As I prepare for retirement, I've been thinking about my work life, looking back over the years since I was eleven or twelve and asked to do babysitting periodically for children in my dad's little congregation. I was born in 1942, so when I began my work-for-pay life, it was about 1954. It's now almost 2012 and that means that I have spent the last 58 years working at one thing or another. No fulltime work till I was out of college, but a combination of full-time school and part-time work is pretty significant.
So I'm planning to write a few posts about my work life over the years and what those jobs/careers were, what they meant to me, and the life lessons I received. As I reach the end of my work years, I'm gratified to see just how valuable these experiences were and how much I received from the effort I put in. I haven't always been a hard worker; in my early years, I sluffed off on the job, even got fired for that once. But overall I learned to work smarter, to do a good job without cutting corners but by being choosy about the kind of effort I made.
Those babysitting jobs were a chance for me to see how other people lived, to notice that other families had different books on their bookshelves than mine did. I used to love babysitting for the Nelsons----they had things like the Decameron and Chaucer's Canterbury Tales on their shelves, books that were, as yet, unfamiliar to me. I would pore over them, not for their erudite wisdom but to see if it was true that they had slightly dirty parts. No dirty books on the Ketcham bookshelves! I didn't find much, but I kept looking! Pay for babysitting in those days was 25 to 50 cents an hour.

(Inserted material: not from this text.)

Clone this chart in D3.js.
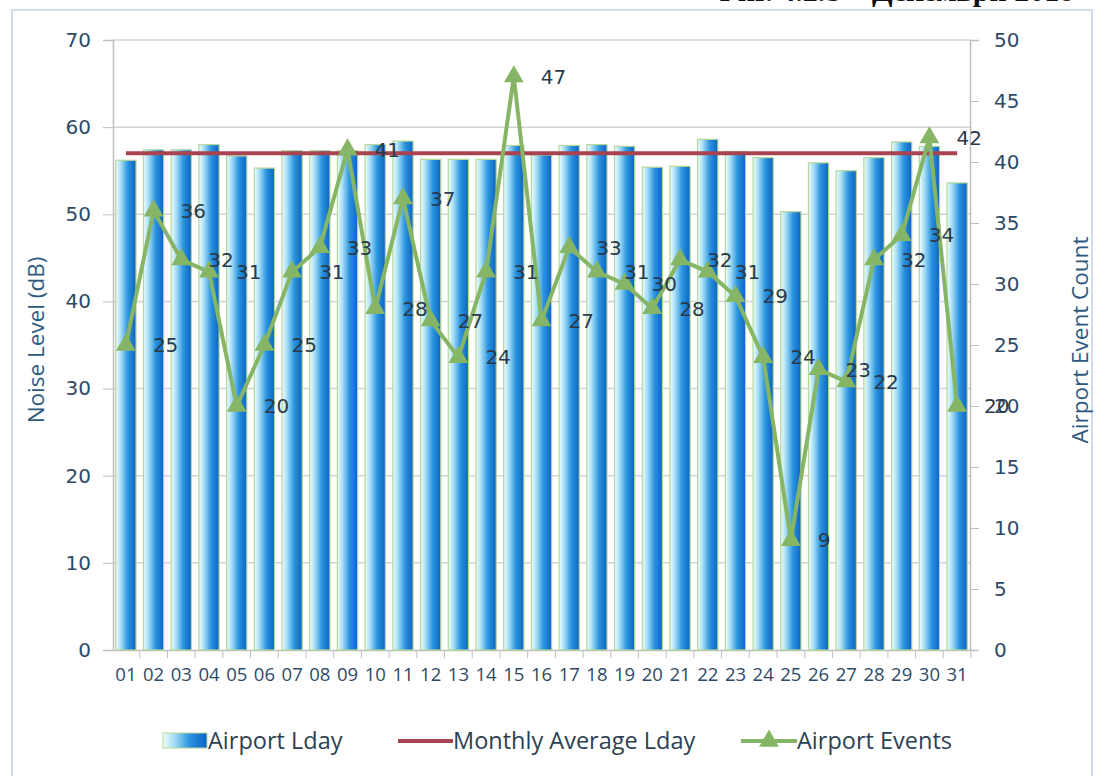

At church, my sister and I were asked to help wash communion glasses and tidy up after services; we got to experience one of the perks of being preacher's kids-----swilling the leftover grape juice and munching communion bread. No pay attached, just these benefits. At home, we were expected to clean our bedroom weekly, do dishes, set the table, babysit our brother; for this we received a small allowance which grew slightly larger on each birthday.
When I turned 13, my dad taught me to drive a stick shift and I was hired as a pea truck driver in the fields of eastern Oregon. It wasn't necessary to have a driver's license, as we were only able to drive in the fields, not on the highway. We were paid 85 cents to a dollar an hour for 12 hours of work daily during pea harvest. Our job was to haul peavines from the fields being harvested to the line of peaviners stationed at one end of the field. This job was the cool thing to do for teenage girls in Athena and we had a good time. We had plenty of downtime between trips, as we'd have to wait our turn to load and then wait to dump the load back at the viners. So I always had a book or a notebook with me to pass the time.
Once I had my driver's license, I was also able to drive a wheat truck. Wheat season followed pea harvest by a few weeks and the girls' job was to drive the threshed wheat kernels from the field to the grain elevator in town. We were paid about a dollar an hour for 12 hours a day of work. There were a few hazards working in harvest jobs: once my wheat truck caught fire and burned up; in the pea fields, there were occasionally rattlesnakes in the loads so we were careful when we got up in the load to goof around. Once or twice I worked the night shift in pea harvest, which was kind of eerie, as it was hard to tell where you were in the field; you had to watch for the dim lighting on the swathers and loaders to tell where to go to get your load. And it didn't feel as safe out there at night, working with transients and other unfamiliar folks.
Lessons learned? Everybody works, you do it because it needs to be done, it feels good to be useful, it feels good to earn a paycheck. And it's boring to sit around the house all summer and do nothing!
4 comments:
"We were paid 85 cents to a dollar an hour for 12 hours of work daily during pea harvest."
That sounds like pretty good money for that time period. Perhaps higher than many states' minimum wage today in terms of actual buying power back then.
It was pretty standard pay. Our only gripe was that the boys who drove the swathers and loaders got a dollar an hour, while we pea truck drivers (all girls) only got 85 cents!
That is not a huge difference. Did the swathers and loaders require additional skills?
To some extent, yes. Also, many of them had drivers' licenses, so they were a bit older. The assumption, we were told, was that if a girl's truck broke down, she would just wait for someone to come fix it rather than tinker with it herself, whereas the boys would see if they could fix their tractor or other equipment. It wasn't totally unfair, but we budding feminists fixated on the "girls get less"!